(CHALLENGE): All of the material below is to be restated word for word, apart from the pictures.
____ DATA EXCERPT
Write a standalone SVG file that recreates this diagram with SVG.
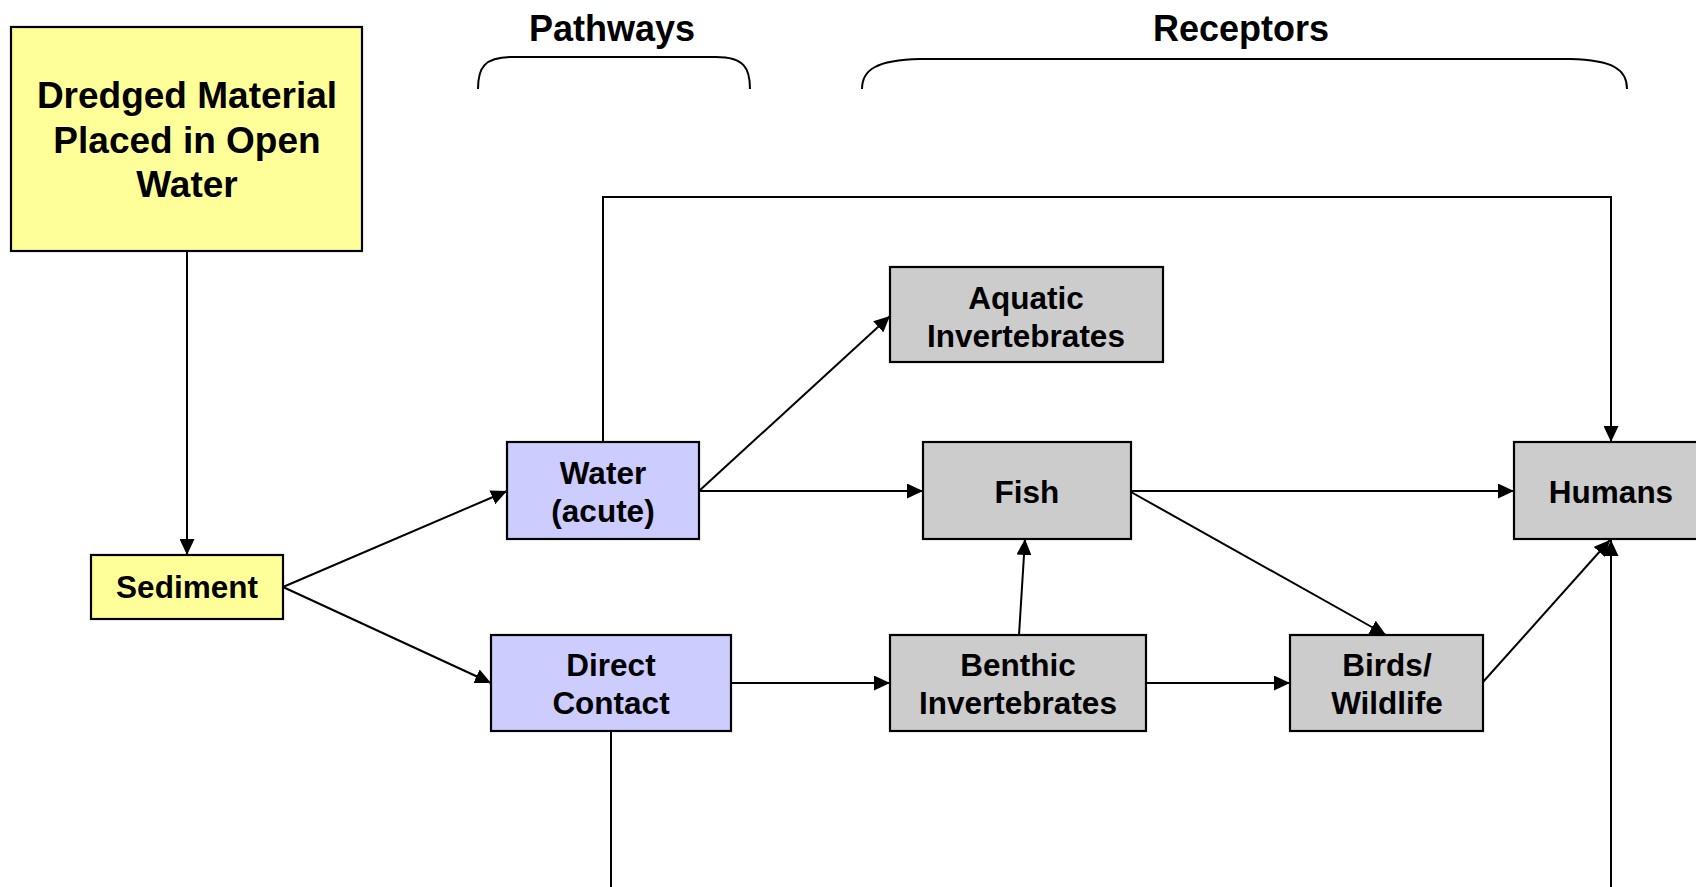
<svg xmlns="http://www.w3.org/2000/svg" width="1696" height="887" viewBox="0 0 1696 887">
<style>
.box{stroke:#000;stroke-width:2.2}
.y{fill:#FFFF99}.b{fill:#CCCCFF}.g{fill:#CCCCCC}
text{font-family:"Liberation Sans",Arial,sans-serif;font-weight:bold;fill:#000;text-anchor:middle}
.t{font-size:31.5px}
.h{font-size:36px}
.c{fill:none;stroke:#000;stroke-width:2}
.ar{marker-end:url(#ah)}
</style>
<defs>
<marker id="ah" markerUnits="userSpaceOnUse" markerWidth="16" markerHeight="15" refX="16" refY="7.5" orient="auto">
<path d="M0,0 L16,7.5 L0,15 z" fill="#000"/>
</marker>
</defs>
<rect width="1696" height="887" fill="#fff"/>
<g id="headers">
<text class="h" x="612" y="41">Pathways</text>
<path class="c" d="M478,89 C478,68 484,57 512,57 L716,57 C744,57 750,68 750,89"/>
<text class="h" x="1241" y="41">Receptors</text>
<path class="c" d="M862,89 C862,70 876,60 920,59 L1570,59 C1614,60 1627,70 1627,89"/>
</g>
<g id="connectors">
<line class="c ar" x1="187" y1="251" x2="187" y2="555"/>
<line class="c ar" x1="283" y1="587" x2="507" y2="491"/>
<line class="c ar" x1="283" y1="587" x2="491" y2="683"/>
<polyline class="c ar" points="603,442 603,197 1611,197 1611,442"/>
<line class="c ar" x1="699" y1="491" x2="890" y2="316"/>
<line class="c ar" x1="699" y1="491" x2="923" y2="491"/>
<line class="c ar" x1="1131" y1="491" x2="1514" y2="491"/>
<line class="c ar" x1="1131" y1="492" x2="1386" y2="635"/>
<line class="c ar" x1="1019" y1="635" x2="1025" y2="539"/>
<line class="c ar" x1="731" y1="683" x2="890" y2="683"/>
<line class="c ar" x1="1146" y1="683" x2="1290" y2="683"/>
<line class="c ar" x1="1483" y1="682" x2="1610" y2="540"/>
<line class="c" x1="611" y1="731" x2="611" y2="887"/>
<line class="c ar" x1="1611" y1="887" x2="1611" y2="540"/>
</g>
<g id="dredged">
<rect class="box y" x="11" y="27" width="351" height="224"/>
<text x="187" y="108" style="font-size:37px">Dredged Material</text>
<text x="187" y="153" style="font-size:37px">Placed in Open</text>
<text x="187" y="197" style="font-size:37px">Water</text>
</g>
<g id="sediment">
<rect class="box y" x="91" y="555" width="192" height="64"/>
<text class="t" x="187" y="598">Sediment</text>
</g>
<g id="water">
<rect class="box b" x="507" y="442" width="192" height="97"/>
<text class="t" x="603" y="484">Water</text>
<text class="t" x="603" y="522">(acute)</text>
</g>
<g id="direct">
<rect class="box b" x="491" y="635" width="240" height="96"/>
<text class="t" x="611" y="676">Direct</text>
<text class="t" x="611" y="714">Contact</text>
</g>
<g id="aquatic">
<rect class="box g" x="890" y="267" width="273" height="95"/>
<text class="t" x="1026" y="309">Aquatic</text>
<text class="t" x="1026" y="347">Invertebrates</text>
</g>
<g id="fish">
<rect class="box g" x="923" y="442" width="208" height="97"/>
<text class="t" x="1027" y="503">Fish</text>
</g>
<g id="benthic">
<rect class="box g" x="890" y="635" width="256" height="96"/>
<text class="t" x="1018" y="676">Benthic</text>
<text class="t" x="1018" y="714">Invertebrates</text>
</g>
<g id="birds">
<rect class="box g" x="1290" y="635" width="193" height="96"/>
<text class="t" x="1387" y="676">Birds/</text>
<text class="t" x="1387" y="714">Wildlife</text>
</g>
<g id="humans">
<rect class="box g" x="1514" y="442" width="194" height="97"/>
<text class="t" x="1611" y="503">Humans</text>
</g>
</svg>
________
(OUTPUT):
Write a standalone SVG file that recreates this diagram with SVG.
<svg xmlns="http://www.w3.org/2000/svg" width="1696" height="887" viewBox="0 0 1696 887">
<style>
.box{stroke:#000;stroke-width:2.2}
.y{fill:#FFFF99}.b{fill:#CCCCFF}.g{fill:#CCCCCC}
text{font-family:"Liberation Sans",Arial,sans-serif;font-weight:bold;fill:#000;text-anchor:middle}
.t{font-size:31.5px}
.h{font-size:36px}
.c{fill:none;stroke:#000;stroke-width:2}
.ar{marker-end:url(#ah)}
</style>
<defs>
<marker id="ah" markerUnits="userSpaceOnUse" markerWidth="16" markerHeight="15" refX="16" refY="7.5" orient="auto">
<path d="M0,0 L16,7.5 L0,15 z" fill="#000"/>
</marker>
</defs>
<rect width="1696" height="887" fill="#fff"/>
<g id="headers">
<text class="h" x="612" y="41">Pathways</text>
<path class="c" d="M478,89 C478,68 484,57 512,57 L716,57 C744,57 750,68 750,89"/>
<text class="h" x="1241" y="41">Receptors</text>
<path class="c" d="M862,89 C862,70 876,60 920,59 L1570,59 C1614,60 1627,70 1627,89"/>
</g>
<g id="connectors">
<line class="c ar" x1="187" y1="251" x2="187" y2="555"/>
<line class="c ar" x1="283" y1="587" x2="507" y2="491"/>
<line class="c ar" x1="283" y1="587" x2="491" y2="683"/>
<polyline class="c ar" points="603,442 603,197 1611,197 1611,442"/>
<line class="c ar" x1="699" y1="491" x2="890" y2="316"/>
<line class="c ar" x1="699" y1="491" x2="923" y2="491"/>
<line class="c ar" x1="1131" y1="491" x2="1514" y2="491"/>
<line class="c ar" x1="1131" y1="492" x2="1386" y2="635"/>
<line class="c ar" x1="1019" y1="635" x2="1025" y2="539"/>
<line class="c ar" x1="731" y1="683" x2="890" y2="683"/>
<line class="c ar" x1="1146" y1="683" x2="1290" y2="683"/>
<line class="c ar" x1="1483" y1="682" x2="1610" y2="540"/>
<line class="c" x1="611" y1="731" x2="611" y2="887"/>
<line class="c ar" x1="1611" y1="887" x2="1611" y2="540"/>
</g>
<g id="dredged">
<rect class="box y" x="11" y="27" width="351" height="224"/>
<text x="187" y="108" style="font-size:37px">Dredged Material</text>
<text x="187" y="153" style="font-size:37px">Placed in Open</text>
<text x="187" y="197" style="font-size:37px">Water</text>
</g>
<g id="sediment">
<rect class="box y" x="91" y="555" width="192" height="64"/>
<text class="t" x="187" y="598">Sediment</text>
</g>
<g id="water">
<rect class="box b" x="507" y="442" width="192" height="97"/>
<text class="t" x="603" y="484">Water</text>
<text class="t" x="603" y="522">(acute)</text>
</g>
<g id="direct">
<rect class="box b" x="491" y="635" width="240" height="96"/>
<text class="t" x="611" y="676">Direct</text>
<text class="t" x="611" y="714">Contact</text>
</g>
<g id="aquatic">
<rect class="box g" x="890" y="267" width="273" height="95"/>
<text class="t" x="1026" y="309">Aquatic</text>
<text class="t" x="1026" y="347">Invertebrates</text>
</g>
<g id="fish">
<rect class="box g" x="923" y="442" width="208" height="97"/>
<text class="t" x="1027" y="503">Fish</text>
</g>
<g id="benthic">
<rect class="box g" x="890" y="635" width="256" height="96"/>
<text class="t" x="1018" y="676">Benthic</text>
<text class="t" x="1018" y="714">Invertebrates</text>
</g>
<g id="birds">
<rect class="box g" x="1290" y="635" width="193" height="96"/>
<text class="t" x="1387" y="676">Birds/</text>
<text class="t" x="1387" y="714">Wildlife</text>
</g>
<g id="humans">
<rect class="box g" x="1514" y="442" width="194" height="97"/>
<text class="t" x="1611" y="503">Humans</text>
</g>
</svg>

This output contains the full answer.